Beef and Okra 
(Jamaican beef and okra stew)

Basket of fresh pods of okra
Image by Jérôme Decq

This recipe makes a simple meat and vegetable stew with tons of flavor. It’s a typically Caribbean concoction using that favorite vegetable import from Africa — okra. Try using goat instead of beef if you can find it.

Beef and Okra

Beef and Okra

Course: Meats, Soups and StewsCuisine: Jamaica
Makes 4 to 6 servings

This recipe makes a simple meat and vegetable stew with tons of flavor.

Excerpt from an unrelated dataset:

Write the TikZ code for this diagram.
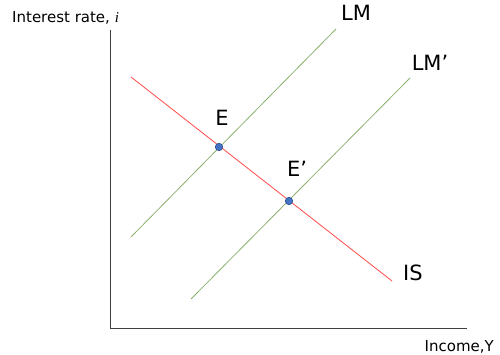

It’s a typically Caribbean concoction using that favorite vegetable import from Africa — okra.

Ingredients

  • Oil — 1/4 cup

  • Beef shoulder or sirloin, sliced thinly across the grain — 2 pounds

  • Salt and pepper — to season

  • Onion, thinly sliced — 1

  • Garlic, minced — 3 or 4 cloves

  • Chopped tomatoes — 1 cup

  • Water or stock — 1 cup

  • Thyme — 2 teaspoons

  • Salt and pepper — to taste

  • Okra, stems removed and cut into rounds — 1 pound

Directions

  • Heat oil in a skillet over medium-high flame. Add the beef and saute until browned and cooked through. Season with salt and pepper and remove to a plate.
  • Add more oil to the skillet if needed and then add the onions and sauté until translucent. Add the garlic and sauté for another 1 or 2 minutes.
  • Stir in the tomatoes and simmer 2 or 3 minutes to cook them down a little. Then return the beef to the skillet and add the water or stock, thyme, salt and pepper. Reduce heat to medium-low and simmer another 10 to 15 minutes.
  • Stir in the okra and simmer for another 15 to 20 minutes, or until the beef is tender. Adjust seasoning and serve over rice.

Beef and Okra Notes and Variations

  • Add a minced jalapeño or Scotch bonnet pepper with the garlic for some fiery heat.
  • Half-frozen beef will be easier to slice thinly. Slicing the beef across the grain makes it much more tender.